2008年12月16日火曜日

靴の屈辱とブッシュ大統領の運動神経

●イラク電撃訪問のブッシュ大統領を襲った「靴の屈辱」事件から一夜明け、逮捕されたイラク人ジャーナリストはアラブ地域で英雄に(12/15International Herald Tribune)

事件はイラクに限らずアラブ全域の新聞のヘッドラインを飾り、同地域の反米感情はかつてない高まりを見せている。

靴を投げつけるというのはイスラム教においては最大限の侮辱を意味するらしい。それにしても、記者会見会場の後方からの投擲にもかかわらず、靴はブッシュの顔に的中するところだった。見事な制球力(制“靴”力?)は練習の成果なのか(計画的犯行は間違いない・・・)。一方ブッシュの身のかわし方も、皮肉抜きで、見事。

たまたま現在、文化大革命期の中国を取り扱った渾身のドキュメンタリーをNHKが深夜枠で再放送しています。紅衛兵として罪無き同胞、時には家族までも吊るし上げ殴り倒し無念の死まで至らしめた側と、吊るし上げられた側。水に流したくても流せない経験を引きずる両側の人たちが現在ようやく当時のことを語り始め、身の毛のよだつインタビューが数時間ぶっ通し。

中華人民共和国建国後間も無く、毛沢東は「大躍進」と呼ばれる政策をぶち上げ、鉄鋼生産重視+農業生産軽視の極端な計画経済下の富国強兵策を敢行するものの、農民や労働者の士気は下がり、農村には飢餓が蔓延、官僚腐敗も無視できない状況に陥り、共産党自身も政策の失敗を認めざるを得なくなりました。事態を救ったのは劉少奇+鄧小平コンビで、建国当初は認められていた自由市場等を復活させ、食糧生産は回復、労働者の士気も復活します。面白くない毛沢東は劉少奇と鄧小平を失脚させるべく、とんでもない権力闘争に出ます。曰く、両者の路線は資本主義へと走る反共産主義であり、働く貧しいものを裏切る行為だと。「造反有理」という掛け声に、党高級幹部の子女が覿面に反応し、学生を中心に中国全土で紅衛兵が組織され、自営業者だろうが一般農民だろうが多少なりとも自ら土地や資本設備を所有している人達、また不要不急の文化に携わっている人達が不当に且つ反論の余地無く吊るし上げられていくことになりました。

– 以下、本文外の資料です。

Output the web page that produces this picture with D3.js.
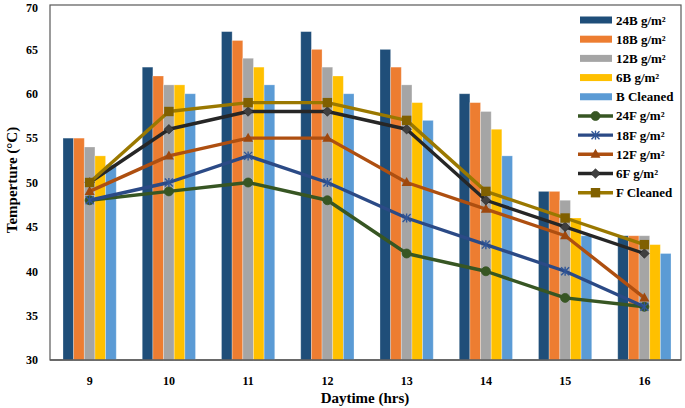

私は従前どおり、歴史に勧善懲悪を持ち込みたくないので、この後非業の死を遂げた劉少奇が実際は正しく毛沢東は“二度も”間違えたと決めつけることがここでの意図ではありません。たとえ劉少奇が、毛沢東の機嫌を損ねる覚悟で、瀕死の中国を救ったにもかかわらず、毛沢東が「造反有理」の一言で、大多数の若者をドミノ倒し的に熱狂へと陥れ、党内ライバルの失脚と自らの復権どころか権力固めを実現したという事実。政治と大衆心理の共鳴現象が如何に愚かな結果をもたらすか、現代人は多くの教訓を学んでいる筈なのに、一向に懲りないということが私の言いたいことです。

このような切り口で文化大革命を読むと、毛沢東の性格や手法、若しくは才能は、ナチスドイツのヒトラーと非常に似ているとも言えます。このような人物が時々政治の舞台に現れると、マスコミは99%煽動を加速する役割に回り、大衆心理との共鳴現象の触媒にこそなれ、歯止めには決してなりえない。これはマスメディアに属する記者ひとりひとりがどんなに優秀で人格者であっても、企業利益というインセンティブの前では抗することの出来ない潮流になってしまうのです。

ブッシュの顔に中りそうだった靴も、心の底から笑える話ではありますが、このような一瞬の出来事、一本のヘッドライン・ニュースから、政治も大衆心理も大きくうねり出すことがあるのだという繰り返される事実を自戒せねばなりません。

元ナスダック会長のネズミ講詐欺事件、信託管理人が選定される(12/15WSJ)
信託管理人Trusteeは、ちなみに信託保全を謳っているFX業者が破綻した際にも登場し、残余財産の分配の役割をします。このような詐欺ファンドでも同じこと。ただし舞台が証券会社なので、米国版の投資家保護基金が投資家一人当たり最大50万㌦まで補填する可能性があるとのこと。

元ナスダック会長のネズミ講詐欺事件、富は一体どこに消えたのか(12/15New York Times)
逮捕以降調査が進んでいるが、未だ実態究明に至らず。